Web archivists Ahmed AlSum and Nicholas Taylor and LOCKSS Chief Scientist David Rosenthal recently attended the International Internet Preservation Consortium (IIPC) General Assembly, an annual meeting of national libraries, research universities, non-profits, and service providers engaged in web archiving. This was the first General Assembly we all attended since Stanford University Libraries (SUL) joined the IIPC, though we had all previously attended meetings under the auspices of other organizations.

Niels Brügger's closing remarks best captured the emergent theme of the meeting: how can we best serve researchers, broadly construed? The word clouds on the fourth and fifth slides of his presentation (PPT) helped to visualize how the focus of the international web archiving community has shifted over the past decade.

In keeping with the emphasis on understanding how web archives are being used, the open day (PDF) consisted of presentations by researchers working with historical web content. Some examples included an initiative to create distributed web science research centers (PPT), the user demographics of shuddering consumer web services (PDF), the proferring of web archive datasets on cloud infrastructure (PPT), and an architecture for archiving of cited web addresses in scholarly publications deposited into a repository.

The presentations and discussions from the member-only days (PDF) have not been systematically gathered, but some are available. There were discussions about collaborative or, at least, mutually-informed collection development; models of close collaboration between researchers and web archiving organizations; exchanging of best practices for full-text indexing; and updates on the OpenWayback collaborative development effort.

The last day-and-a-half were open workshops (PDF) on topics including crawl engineering, the web archiving tool landscape, the role and responsibilities of curators, and novel crawler architectures for capturing dynamic content or facilitating creation of precise corpora through interactive archiving. I co-organized the Curator Tools Fair (PDF) with Abbie Grotke and presented on strategic web archive collection development.

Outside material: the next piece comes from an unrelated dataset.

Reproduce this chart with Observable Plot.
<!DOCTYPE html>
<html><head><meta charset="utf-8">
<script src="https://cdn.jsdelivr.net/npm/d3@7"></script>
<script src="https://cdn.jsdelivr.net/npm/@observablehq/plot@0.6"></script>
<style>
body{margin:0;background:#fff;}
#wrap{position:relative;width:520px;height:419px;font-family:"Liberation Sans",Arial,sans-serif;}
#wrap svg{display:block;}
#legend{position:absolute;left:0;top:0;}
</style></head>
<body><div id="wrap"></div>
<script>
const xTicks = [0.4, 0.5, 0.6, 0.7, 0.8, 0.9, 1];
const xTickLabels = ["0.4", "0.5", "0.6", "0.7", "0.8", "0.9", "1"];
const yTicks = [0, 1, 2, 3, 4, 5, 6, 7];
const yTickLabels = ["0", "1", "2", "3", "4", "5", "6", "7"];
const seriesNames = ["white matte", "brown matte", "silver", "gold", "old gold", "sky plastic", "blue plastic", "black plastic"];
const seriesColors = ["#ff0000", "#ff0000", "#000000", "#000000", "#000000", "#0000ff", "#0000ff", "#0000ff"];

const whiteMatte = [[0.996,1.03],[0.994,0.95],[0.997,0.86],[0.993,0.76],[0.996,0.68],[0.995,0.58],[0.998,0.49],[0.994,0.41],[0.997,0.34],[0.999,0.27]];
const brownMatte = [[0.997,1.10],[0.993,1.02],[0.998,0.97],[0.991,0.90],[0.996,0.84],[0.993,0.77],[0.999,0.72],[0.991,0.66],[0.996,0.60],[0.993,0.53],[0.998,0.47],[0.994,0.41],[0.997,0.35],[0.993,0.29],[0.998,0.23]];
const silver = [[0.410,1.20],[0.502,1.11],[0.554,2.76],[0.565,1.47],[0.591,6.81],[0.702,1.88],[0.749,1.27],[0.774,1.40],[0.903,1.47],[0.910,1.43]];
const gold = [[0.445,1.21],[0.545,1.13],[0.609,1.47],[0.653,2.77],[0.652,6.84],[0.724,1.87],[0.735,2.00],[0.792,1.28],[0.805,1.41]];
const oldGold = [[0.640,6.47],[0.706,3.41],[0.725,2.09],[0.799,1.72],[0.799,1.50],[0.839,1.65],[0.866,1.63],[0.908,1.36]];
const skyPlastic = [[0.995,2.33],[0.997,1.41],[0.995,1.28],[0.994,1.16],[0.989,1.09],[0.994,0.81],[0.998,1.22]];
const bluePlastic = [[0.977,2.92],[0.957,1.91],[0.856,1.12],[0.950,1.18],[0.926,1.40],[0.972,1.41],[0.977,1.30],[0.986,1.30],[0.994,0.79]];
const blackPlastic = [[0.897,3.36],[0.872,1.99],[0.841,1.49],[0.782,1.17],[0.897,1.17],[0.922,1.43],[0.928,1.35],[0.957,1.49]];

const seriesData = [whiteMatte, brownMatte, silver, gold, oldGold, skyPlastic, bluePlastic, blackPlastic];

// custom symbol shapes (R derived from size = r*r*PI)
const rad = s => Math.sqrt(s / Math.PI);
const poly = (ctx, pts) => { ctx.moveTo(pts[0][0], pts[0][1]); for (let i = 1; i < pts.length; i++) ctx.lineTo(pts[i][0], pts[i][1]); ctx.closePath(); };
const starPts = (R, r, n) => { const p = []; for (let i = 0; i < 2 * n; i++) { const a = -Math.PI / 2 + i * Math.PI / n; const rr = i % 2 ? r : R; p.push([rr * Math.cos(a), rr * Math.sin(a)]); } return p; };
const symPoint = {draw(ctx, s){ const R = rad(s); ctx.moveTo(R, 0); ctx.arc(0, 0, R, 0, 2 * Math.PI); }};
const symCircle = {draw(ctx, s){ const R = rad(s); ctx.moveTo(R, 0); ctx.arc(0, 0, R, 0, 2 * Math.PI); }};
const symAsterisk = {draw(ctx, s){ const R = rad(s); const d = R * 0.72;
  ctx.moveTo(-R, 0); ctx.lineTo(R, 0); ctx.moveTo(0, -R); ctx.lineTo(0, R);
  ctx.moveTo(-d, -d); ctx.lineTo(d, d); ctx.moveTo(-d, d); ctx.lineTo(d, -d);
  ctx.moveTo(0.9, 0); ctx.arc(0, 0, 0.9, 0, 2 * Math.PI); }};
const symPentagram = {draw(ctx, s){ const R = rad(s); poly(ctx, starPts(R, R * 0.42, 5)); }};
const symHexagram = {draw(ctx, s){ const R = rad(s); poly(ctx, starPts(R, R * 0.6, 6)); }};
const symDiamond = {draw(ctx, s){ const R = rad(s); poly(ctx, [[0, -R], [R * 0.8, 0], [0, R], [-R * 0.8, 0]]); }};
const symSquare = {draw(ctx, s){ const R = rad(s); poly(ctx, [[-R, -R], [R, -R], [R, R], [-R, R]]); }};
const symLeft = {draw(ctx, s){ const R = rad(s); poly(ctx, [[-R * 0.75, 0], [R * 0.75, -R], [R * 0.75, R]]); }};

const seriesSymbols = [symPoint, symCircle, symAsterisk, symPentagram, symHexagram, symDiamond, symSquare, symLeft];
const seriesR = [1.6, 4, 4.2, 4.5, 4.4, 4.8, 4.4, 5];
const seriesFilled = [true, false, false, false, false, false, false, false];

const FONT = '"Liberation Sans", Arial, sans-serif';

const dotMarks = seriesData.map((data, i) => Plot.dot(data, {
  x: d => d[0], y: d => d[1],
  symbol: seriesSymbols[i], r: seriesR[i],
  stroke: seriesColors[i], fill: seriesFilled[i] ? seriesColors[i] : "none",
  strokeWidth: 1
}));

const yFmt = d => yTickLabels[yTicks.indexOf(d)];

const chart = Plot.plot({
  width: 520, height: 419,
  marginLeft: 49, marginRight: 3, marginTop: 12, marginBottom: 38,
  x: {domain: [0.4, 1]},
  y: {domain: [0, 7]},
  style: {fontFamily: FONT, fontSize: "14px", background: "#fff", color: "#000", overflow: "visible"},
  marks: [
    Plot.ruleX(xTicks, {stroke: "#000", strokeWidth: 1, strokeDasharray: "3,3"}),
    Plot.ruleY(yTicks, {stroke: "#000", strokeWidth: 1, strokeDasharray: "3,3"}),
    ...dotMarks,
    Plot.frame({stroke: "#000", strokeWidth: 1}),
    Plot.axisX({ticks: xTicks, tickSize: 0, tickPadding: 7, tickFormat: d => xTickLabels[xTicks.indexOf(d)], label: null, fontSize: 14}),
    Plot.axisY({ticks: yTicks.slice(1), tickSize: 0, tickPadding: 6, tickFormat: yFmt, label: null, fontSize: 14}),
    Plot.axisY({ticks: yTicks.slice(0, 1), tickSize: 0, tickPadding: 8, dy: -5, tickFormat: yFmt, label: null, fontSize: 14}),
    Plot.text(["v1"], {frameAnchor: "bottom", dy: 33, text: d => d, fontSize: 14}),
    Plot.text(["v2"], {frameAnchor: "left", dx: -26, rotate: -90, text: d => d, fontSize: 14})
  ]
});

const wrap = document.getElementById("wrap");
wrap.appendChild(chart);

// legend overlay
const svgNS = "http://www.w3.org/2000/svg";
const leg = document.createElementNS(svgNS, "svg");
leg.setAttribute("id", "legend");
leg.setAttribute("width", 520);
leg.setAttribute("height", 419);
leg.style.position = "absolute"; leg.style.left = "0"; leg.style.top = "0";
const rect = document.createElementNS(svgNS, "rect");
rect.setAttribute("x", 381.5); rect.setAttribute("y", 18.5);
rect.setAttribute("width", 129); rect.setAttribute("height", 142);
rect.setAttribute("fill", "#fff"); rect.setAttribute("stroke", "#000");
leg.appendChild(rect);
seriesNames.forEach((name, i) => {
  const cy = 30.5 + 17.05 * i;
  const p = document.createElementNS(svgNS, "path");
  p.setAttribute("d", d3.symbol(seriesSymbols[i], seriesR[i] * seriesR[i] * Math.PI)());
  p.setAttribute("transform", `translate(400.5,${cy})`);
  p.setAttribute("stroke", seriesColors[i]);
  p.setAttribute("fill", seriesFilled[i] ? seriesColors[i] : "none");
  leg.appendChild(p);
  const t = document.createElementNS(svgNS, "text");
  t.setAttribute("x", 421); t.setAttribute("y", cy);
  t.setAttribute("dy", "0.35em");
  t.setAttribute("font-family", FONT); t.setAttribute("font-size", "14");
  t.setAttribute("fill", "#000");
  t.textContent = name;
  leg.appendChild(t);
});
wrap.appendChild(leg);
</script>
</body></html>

SUL will be assuming an increasing role in the IIPC in the coming year. I have stepped up as co-lead of the Access Working Group along with Daniel Gomes; we will continue to contribute to a technical proposal for profiling of web archives to enable scalable Memento aggregation, and we are exploring co-hosting the next General Assembly in the San Francisco Bay Area in collaboration with California Digital Library and Internet Archive.